The NBA legend is one of several celebrities being sued by Daniel Harper, an FTX investor who recently filed a class action lawsuit against founder Sam Bankman-Fried and stars who endorsed his platform. According to The Hollywood Reporter, O’Neal’s allegedly played a big role in pushing an illegal agenda because he encouraged investors to trust Astrals Project and buy “unregistered crypto securities” through the platform, which is a topic he supposedly should have been privy to because the “potential concerns about regulatory issues” regarding matters like this.

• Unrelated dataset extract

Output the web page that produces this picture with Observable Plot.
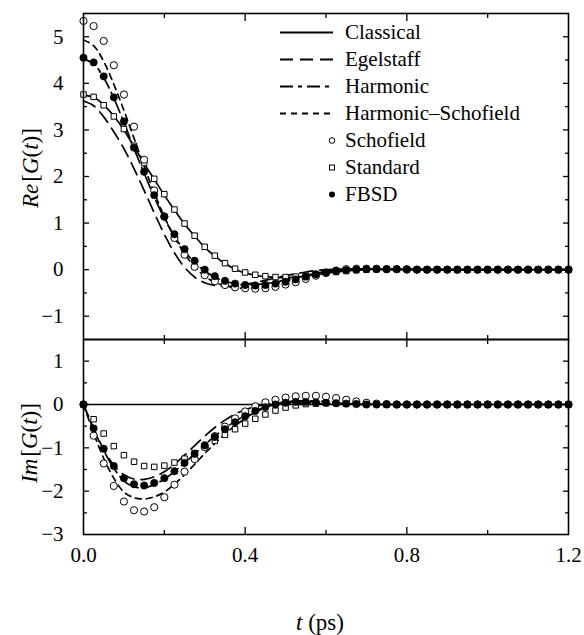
<!DOCTYPE html>
<html><head><meta charset="utf-8">
<script src="https://cdn.jsdelivr.net/npm/d3@7"></script>
<script src="https://cdn.jsdelivr.net/npm/@observablehq/plot@0.6"></script>
<style>
body{margin:0;background:#fff;}
#chart{position:relative;width:584px;height:635px;font-family:"Liberation Serif",Tinos,"Times New Roman",Times,"DejaVu Serif",serif;color:#000;}
#chart svg.panel{position:absolute;left:0;overflow:visible;}
#chart svg.panel text{font-family:"Liberation Serif",Tinos,"Times New Roman",Times,"DejaVu Serif",serif;}
.lab{position:absolute;white-space:nowrap;font-size:23px;line-height:1;}
</style></head><body><div id="chart"></div>
<script>
// time grid (ps)
const t = [0,0.025,0.05,0.075,0.1,0.125,0.15,0.175,0.2,0.225,
0.25,0.275,0.3,0.325,0.35,0.375,0.4,0.425,0.45,0.475,
0.5,0.525,0.55,0.575,0.6,0.625,0.65,0.675,0.7,0.725,
0.75,0.775,0.8,0.825,0.85,0.875,0.9,0.925,0.95,0.975,
1,1.025,1.05,1.075,1.1,1.125,1.15,1.175,1.2];

// Re[G(t)]
const classicalRe = [3.74,3.70,3.54,3.30,3.00,2.64,2.28,1.94,1.60,1.28,
0.98,0.72,0.48,0.29,0.13,0.01,-0.07,-0.12,-0.15,-0.17,
-0.17,-0.16,-0.14,-0.11,-0.08,-0.05,-0.03,-0.01,0.00,0.01,
0.01,0.01,0.01,0.01,0,0,0,0,0,0,
0,0,0,0,0,0,0,0,0];
const egelstaffRe = [3.62,3.52,3.28,2.96,2.60,2.17,1.70,1.22,0.76,0.36,
0.05,-0.16,-0.28,-0.34,-0.36,-0.35,-0.32,-0.28,-0.23,-0.18,
-0.13,-0.09,-0.05,-0.02,0.00,0.01,0.01,0.01,0.01,0.00,
0,0,0,0,0,0,0,0,0,0,
0,0,0,0,0,0,0,0,0];
const harmonicRe = [4.52,4.42,4.12,3.68,3.16,2.60,2.07,1.56,1.10,0.72,
0.40,0.15,-0.03,-0.16,-0.25,-0.30,-0.32,-0.32,-0.30,-0.27,
-0.22,-0.17,-0.12,-0.08,-0.04,-0.02,0.00,0.01,0.01,0.01,
0.01,0,0,0,0,0,0,0,0,0,
0,0,0,0,0,0,0,0,0];
const harmSchofieldRe = [4.93,4.81,4.47,3.98,3.42,2.82,2.22,1.65,1.14,0.70,
0.34,0.06,-0.14,-0.27,-0.35,-0.39,-0.40,-0.39,-0.36,-0.31,
-0.25,-0.19,-0.13,-0.08,-0.04,-0.01,0.00,0.01,0.01,0.01,
0,0,0,0,0,0,0,0,0,0,
0,0,0,0,0,0,0,0,0];
const schofieldRe = [5.34,5.23,4.91,4.39,3.76,3.07,2.36,1.70,1.14,0.68,
0.32,0.06,-0.12,-0.25,-0.33,-0.38,-0.40,-0.41,-0.40,-0.37,
-0.32,-0.27,-0.20,-0.13,-0.07,-0.02,0.01,0.02,0.02,0.02,
0.01,0.01,0,0,0,0,0,0,0,0,
0,0,0,0,0,0,0,0,0];
const standardRe = [3.76,3.71,3.53,3.29,3.02,2.66,2.29,1.95,1.62,1.29,
0.99,0.73,0.49,0.30,0.14,0.02,-0.06,-0.11,-0.14,-0.16,
-0.16,-0.15,-0.13,-0.10,-0.07,-0.05,-0.03,-0.01,0.00,0.01,
0.01,0.01,0.01,0,0,0,0,0,0,0,
0,0,0,0,0,0,0,0,0];
const fbsdRe = [4.55,4.45,4.15,3.70,3.18,2.62,2.10,1.60,1.14,0.76,
0.44,0.19,0.00,-0.14,-0.24,-0.30,-0.33,-0.34,-0.33,-0.30,
-0.26,-0.21,-0.15,-0.10,-0.06,-0.03,-0.01,0.00,0.01,0.01,
0.01,0.01,0.01,0,0,0,0,0,0,0,
0,0,0,0,0,0,0,0,0];

// Im[G(t)]
const classicalIm = [0,0,0,0,0,0,0,0,0,0,
0,0,0,0,0,0,0,0,0,0,
0,0,0,0,0,0,0,0,0,0,
0,0,0,0,0,0,0,0,0,0,
0,0,0,0,0,0,0,0,0];
const egelstaffIm = [0,-0.55,-1.04,-1.40,-1.62,-1.72,-1.73,-1.67,-1.55,-1.38,
-1.17,-0.95,-0.73,-0.53,-0.36,-0.22,-0.12,-0.05,0.00,0.02,
0.03,0.03,0.03,0.02,0.02,0.01,0.01,0,0,0,
0,0,0,0,0,0,0,0,0,0,
0,0,0,0,0,0,0,0,0];
const harmonicIm = [0,-0.57,-1.06,-1.47,-1.76,-1.90,-1.92,-1.85,-1.72,-1.55,
-1.35,-1.14,-0.93,-0.73,-0.55,-0.39,-0.26,-0.15,-0.06,0.00,
0.04,0.06,0.06,0.05,0.04,0.03,0.02,0.01,0,0,
0,0,0,0,0,0,0,0,0,0,
0,0,0,0,0,0,0,0,0];
const harmSchofieldIm = [0,-0.66,-1.24,-1.70,-2.02,-2.15,-2.18,-2.13,-2.02,-1.84,
-1.62,-1.38,-1.13,-0.90,-0.68,-0.49,-0.32,-0.18,-0.07,0.01,
0.06,0.08,0.09,0.08,0.07,0.05,0.04,0.02,0.01,0,
0,0,0,0,0,0,0,0,0,0,
0,0,0,0,0,0,0,0,0];
const schofieldIm = [0,-0.72,-1.36,-1.88,-2.24,-2.44,-2.47,-2.37,-2.14,-1.85,
-1.55,-1.26,-0.98,-0.73,-0.51,-0.32,-0.16,-0.04,0.05,0.11,
0.16,0.19,0.20,0.20,0.18,0.15,0.11,0.07,0.04,0.02,
0.01,0,0,0,0,0,0,0,0,0,
0,0,0,0,0,0,0,0,0];
const standardIm = [0,-0.34,-0.67,-0.96,-1.17,-1.32,-1.42,-1.44,-1.41,-1.34,
-1.25,-1.12,-0.98,-0.84,-0.70,-0.57,-0.44,-0.33,-0.23,-0.14,
-0.07,-0.02,0.01,0.02,0.03,0.03,0.02,0.02,0.01,0.01,
0,0,0,0,0,0,0,0,0,0,
0,0,0,0,0,0,0,0,0];
const fbsdIm = [0,-0.55,-1.02,-1.42,-1.70,-1.84,-1.87,-1.81,-1.70,-1.54,
-1.35,-1.14,-0.94,-0.75,-0.57,-0.41,-0.27,-0.15,-0.06,0.00,
0.04,0.06,0.06,0.05,0.04,0.03,0.02,0.01,0,0,
0,0,0,0,0,0,0,0,0,0,
0,0,0,0,0,0,0,0,0];

// series and styling keys
const lineNames = ["Classical","Egelstaff","Harmonic","Harmonic–Schofield"];
const pointNames = ["Schofield","Standard","FBSD"];
const dashes = {"Classical": null, "Egelstaff": "13,7", "Harmonic": "13,5,4,5", "Harmonic–Schofield": "6,5"};

// tick values
const xLabelTicks = [0, 0.4, 0.8, 1.2];
const xMajorTicks = [0.4, 0.8];
const xMinorTicks = [0.2, 0.6, 1.0];
const reLabelTicks = [-1,0,1,2,3,4,5];
const reMinorTicks = [-0.5,0.5,1.5,2.5,3.5,4.5];
const imLabelTicks = [-3,-2,-1,0,1];
const imMajorTicks = [-2,-1,0,1];
const imMinorTicks = [-2.5,-1.5,-0.5,0.5];

const FONT = "'Liberation Serif',Tinos,'Times New Roman',Times,'DejaVu Serif',serif";
const rows = (arr, s) => t.map((tt, i) => ({t: tt, v: arr[i], s}));
const fmtY = d => d < 0 ? "\u2212" + (-d) : String(d);

function panel({lines, pts, height, marginTop, marginBottom, yDomain, yLabels, yMajor, yMinor, xLabels}) {
  const marks = [];
  lineNames.forEach((name, k) => {
    const o = {x: "t", y: "v", curve: "catmull-rom", stroke: "black", strokeWidth: 1.7};
    if (dashes[name]) o.strokeDasharray = dashes[name];
    marks.push(Plot.line(rows(lines[k], name), o));
  });
  marks.push(Plot.dot(rows(pts[1], "Standard"), {x: "t", y: "v", symbol: "square", r: 3.1, fill: "white", stroke: "black", strokeWidth: 1}));
  marks.push(Plot.dot(rows(pts[0], "Schofield"), {x: "t", y: "v", r: 3.6, fill: "white", stroke: "black", strokeWidth: 1}));
  marks.push(Plot.dot(rows(pts[2], "FBSD"), {x: "t", y: "v", r: 3.7, fill: "black", stroke: "black", strokeWidth: 0.5}));
  for (const anchor of ["top", "bottom"]) {
    marks.push(Plot.axisX(xMajorTicks, {anchor, tickSize: -7, fill: "none", label: null, strokeWidth: 1.3}));
    marks.push(Plot.axisX(xMinorTicks, {anchor, tickSize: -4, fill: "none", label: null, strokeWidth: 1.3}));
  }
  for (const anchor of ["left", "right"]) {
    marks.push(Plot.axisY(yMajor, {anchor, tickSize: -6, fill: "none", label: null, strokeWidth: 1.3}));
    marks.push(Plot.axisY(yMinor, {anchor, tickSize: -4, fill: "none", label: null, strokeWidth: 1.3}));
  }
  marks.push(Plot.axisY(yLabels, {anchor: "left", tickSize: 0, tickPadding: 20, tickFormat: fmtY, label: null, fontFamily: FONT}));
  if (xLabels) marks.push(Plot.axisX(xLabels, {anchor: "bottom", tickSize: 0, tickPadding: 13, tickFormat: d => d.toFixed(1), label: null, fontFamily: FONT}));
  marks.push(Plot.frame({stroke: "black", strokeWidth: 1.6}));
  const svg = Plot.plot({
    width: 584, height, marginLeft: 83, marginRight: 16, marginTop, marginBottom,
    x: {domain: [0, 1.2]},
    y: {domain: yDomain},
    style: {fontFamily: FONT, fontSize: "21px", color: "black", background: "transparent", overflow: "visible"},
    marks
  });
  svg.classList.add("panel");
  return svg;
}

const chart = document.getElementById("chart");
const topSvg = panel({
  lines: [classicalRe, egelstaffRe, harmonicRe, harmSchofieldRe],
  pts: [schofieldRe, standardRe, fbsdRe],
  height: 340, marginTop: 13, marginBottom: 1, yDomain: [-1.5, 5.5],
  yLabels: reLabelTicks, yMajor: reLabelTicks, yMinor: reMinorTicks, xLabels: null
});
topSvg.style.top = "0px";
const botSvg = panel({
  lines: [classicalIm, egelstaffIm, harmonicIm, harmSchofieldIm],
  pts: [schofieldIm, standardIm, fbsdIm],
  height: 296, marginTop: 0, marginBottom: 101, yDomain: [-3, 1.5],
  yLabels: imLabelTicks, yMajor: imMajorTicks, yMinor: imMinorTicks, xLabels: xLabelTicks
});
botSvg.style.top = "339px";
chart.appendChild(topSvg);
chart.appendChild(botSvg);

// legend
const legendNames = lineNames.concat(pointNames);
legendNames.forEach((name, i) => {
  const row = document.createElement("div");
  row.style.cssText = `position:absolute;left:280px;top:${18.5 + i * 27}px;height:27px;display:flex;align-items:center;white-space:nowrap;font-size:21px;`;
  let sample;
  if (lineNames.includes(name)) {
    sample = `<line x1="0" x2="53" y1="13.5" y2="13.5" stroke="black" stroke-width="1.8"${dashes[name] ? ` stroke-dasharray="${dashes[name]}"` : ""}/>`;
  } else if (name === "Schofield") {
    sample = `<circle cx="52" cy="13.5" r="2.8" fill="white" stroke="black" stroke-width="1"/>`;
  } else if (name === "Standard") {
    sample = `<rect x="49.5" y="11" width="5" height="5" fill="white" stroke="black" stroke-width="1"/>`;
  } else {
    sample = `<circle cx="52" cy="13.5" r="3" fill="black"/>`;
  }
  row.innerHTML = `<svg width="65" height="27">${sample}</svg><span>${name}</span>`;
  chart.appendChild(row);
});

// axis titles
function addLabel(html, cx, cy, rot) {
  const d = document.createElement("div");
  d.className = "lab";
  d.innerHTML = html;
  d.style.left = cx + "px";
  d.style.top = cy + "px";
  d.style.transform = `translate(-50%,-50%)${rot ? " rotate(-90deg)" : ""}`;
  chart.appendChild(d);
}
addLabel("<i>Re</i>&#8202;[<i>G</i>(<i>t</i>)]", 30, 168, true);
addLabel("<i>Im</i>&#8202;[<i>G</i>(<i>t</i>)]", 29, 443, true);
addLabel("<i>t</i>&#8197;(ps)", 320, 622, false);
</script></body></html>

In 2022, O’Neal began his journey of owning a cryptocurrency business when he launched the Astrals Project. He partnered with his music manager Brian Bayati on this venture and made him the company’s CEO. To help create generational wealth, he hired his son, Myles, to lead investor relations. Harper’s lawsuit says the platform pitched itself as a virtual world that allowed users to not only trade through a marketplace but they could also purchase a limited number of tokens through a “Shaq Signature Pass,” in addition to living in a virtual reality where they could make new friends as avatars.
“The Shaq Signature Pass is the first consumable NFT of its kind, and the signing technology is one that we think will have wide-ranging applications,” a promotion stated.
To determine whether O’Neal did anything wrong from a legal standpoint, a 1946 Howey Test will be used. The Howey Test is “a standard that emerged in a 1946 Supreme Court case for determining whether a transaction qualifies as an investment contract. Factors include the investment of money into a common enterprise where there’s an expectation of profits from the efforts of third parties,” according The Hollywood Reporter.
Harper and his lawyer, Adam Moskowitz, are confident that Astrals NFTs will fall under a contract since “securities regulation is not meant to be precise but is instead intentionally drafted to be broad and all-encompassing.”